Противоположность между воздвигнутым мною гипсовым бюстом регента, в который все притворно поверили, и действительным, хорошо знакомым всем образом монарха, мелочного, эгоистичного, расчетливого, хотя и добродушного по-своему старика, – эта противоположность между официальной правдой и действительностью сделалась предметом моего первого, основанного на подлинном переживании произведения. Я написал маленькую пьесу[99], в которой изобразил крайне неприятные переживания молодого человека, одержимого навязчивой идеей говорить правду. Так как он непрерывно говорит ее богу, семье, коллегам, любовнице, начальству, он, естественно, в конце концов погибает, как жалкий пес. Пьеса была в стихах. Я каждое утро вставал спозаранку и писал ее до того, как идти в школу. Закончить ее было чертовски трудно, и, когда она была готова, она мне не очень понравилась. В то время как праздничное действо с гипсовым бюстом еще долго пользовалось славой, эту пьесу я не показал ни единой душе. Те мои красивые стихи были аккуратно переписаны в толстые общие тетради в блестящих черных переплетах; а эта пьеса была нацарапана в маленькой записной книжке с жалкой голубой бумажной обложкой.
О Бертольте Брехте
(Для англичан)
На рубеже 1918–1919 годов, вскоре после начала так называемой германской революции, в мою мюнхенскую квартиру явился очень молодой человек, худощавый, плохо выбритый, бедно одетый. Он жался к стенке, разговаривал на швабском диалекте, написал пьесу, звали его Бертольтом Брехтом. Пьеса называлась «Спартак»[100]. В противоположность большинству юных авторов, которые вручают свою рукопись, бия себя в грудь, из коей они только что вырвали свое произведение, этот молодой человек подчеркивал, что он сочинил пьесу «Спартак» исключительно из финансовых соображений.

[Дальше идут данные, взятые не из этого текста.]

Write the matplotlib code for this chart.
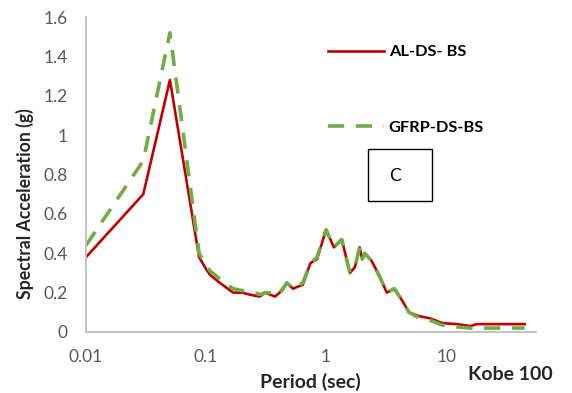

В те времена в немецкой драматургии был чрезвычайно моден экспрессионизм, и паши юные драматурги извлекали из своей истерзанной груди длиннейшие патетические монологи, громогласно заверяя, что социальные установления несовершенны, человек же как таковой, по сути дела, добр. В рукописи девятнадцатилетпего Бертольта Брехта ничего подобного не было. Скорее всего это была набросанная резкими мазками драматическая баллада о некоем солдате, возвращающемся после войны домой, находящем свою девушку забеременевшей от другого, изгоняемом ее зажиточными родителями, призывающем рабочих к революции в пивных и в голодных предместьях, возглавляющем их и штурмующем вместе с ними редакции газет. С этого момента рукопись как бы расщеплялась: имелось несколько вариантов. В одном из них, наиболее характерном, все оборачивалось таким образом, что девушка в разгаре борьбы приходит к своему солдату и что он, заполучив девушку, предоставляет революции идти своим ходом, забирает свою невесту, хотя и не лишенную изъяна, и испаряется. Он сыт теперь, а революция – это штука для голодных, и он возвращается теперь домой, где уже приготовлено широкое белоснежное ложе. Все это было в рукописи «Спартака», изложенное весьма нелитературно. Язык персонажей не подчинялся нынешней моде – дикий, крепкий, красочный, он не был вычитан из книг, а был подслушан непосредственно из уст народа. Я прочел тогда эту пьесу-балладу и позвонил небрежно одетому юноше: зачем он мне солгал, – конечно же, эта пьеса написана не только из-за денег! В ответ на это юный автор чрезвычайно рассердился, – речь его стала почти невразумительной из-за диалекта, – и объявил: конечно же, он накатал эту пьесу только из-за денег; но у него есть еще одна, вот она действительно хороша, и он мне ее принесет. Он принес мне и вторую пьесу, она называлась «Ваал», но в ней не было ни слова об одноименном божестве, – это оказалась еще более дикая, неотделанная и прелестная вещь.